==== Extracted material

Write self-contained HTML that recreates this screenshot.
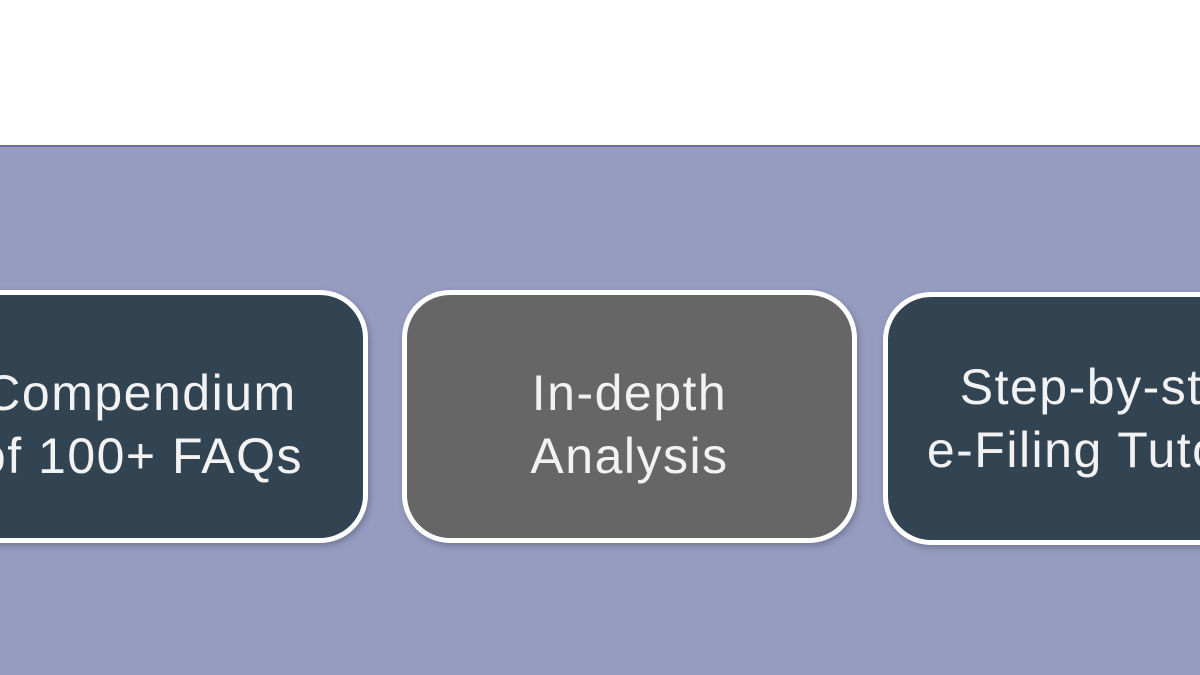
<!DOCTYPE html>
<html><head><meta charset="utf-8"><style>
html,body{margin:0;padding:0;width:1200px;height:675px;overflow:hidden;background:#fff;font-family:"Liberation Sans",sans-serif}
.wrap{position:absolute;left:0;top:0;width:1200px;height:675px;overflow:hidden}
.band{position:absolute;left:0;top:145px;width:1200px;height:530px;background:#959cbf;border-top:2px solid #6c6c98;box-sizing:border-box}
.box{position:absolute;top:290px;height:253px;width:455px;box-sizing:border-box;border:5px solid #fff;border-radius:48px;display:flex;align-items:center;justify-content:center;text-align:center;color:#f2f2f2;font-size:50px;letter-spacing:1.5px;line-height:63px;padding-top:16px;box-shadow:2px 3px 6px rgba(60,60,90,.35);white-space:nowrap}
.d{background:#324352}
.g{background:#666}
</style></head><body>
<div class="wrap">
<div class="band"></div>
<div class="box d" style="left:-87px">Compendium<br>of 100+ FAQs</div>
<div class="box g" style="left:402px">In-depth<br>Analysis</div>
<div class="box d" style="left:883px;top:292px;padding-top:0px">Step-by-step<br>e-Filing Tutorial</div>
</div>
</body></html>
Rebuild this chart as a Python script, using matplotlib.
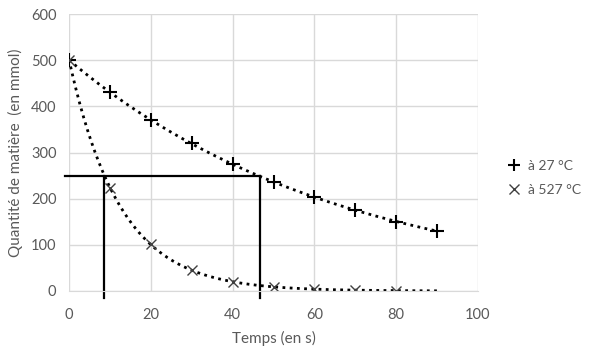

========

Reproduce the records above exactly, leaving out every picture they contain.

Task solution —
Write self-contained HTML that recreates this screenshot.
<!DOCTYPE html>
<html><head><meta charset="utf-8"><style>
html,body{margin:0;padding:0;width:1200px;height:675px;overflow:hidden;background:#fff;font-family:"Liberation Sans",sans-serif}
.wrap{position:absolute;left:0;top:0;width:1200px;height:675px;overflow:hidden}
.band{position:absolute;left:0;top:145px;width:1200px;height:530px;background:#959cbf;border-top:2px solid #6c6c98;box-sizing:border-box}
.box{position:absolute;top:290px;height:253px;width:455px;box-sizing:border-box;border:5px solid #fff;border-radius:48px;display:flex;align-items:center;justify-content:center;text-align:center;color:#f2f2f2;font-size:50px;letter-spacing:1.5px;line-height:63px;padding-top:16px;box-shadow:2px 3px 6px rgba(60,60,90,.35);white-space:nowrap}
.d{background:#324352}
.g{background:#666}
</style></head><body>
<div class="wrap">
<div class="band"></div>
<div class="box d" style="left:-87px">Compendium<br>of 100+ FAQs</div>
<div class="box g" style="left:402px">In-depth<br>Analysis</div>
<div class="box d" style="left:883px;top:292px;padding-top:0px">Step-by-step<br>e-Filing Tutorial</div>
</div>
</body></html>
Rebuild this chart as a Python script, using matplotlib.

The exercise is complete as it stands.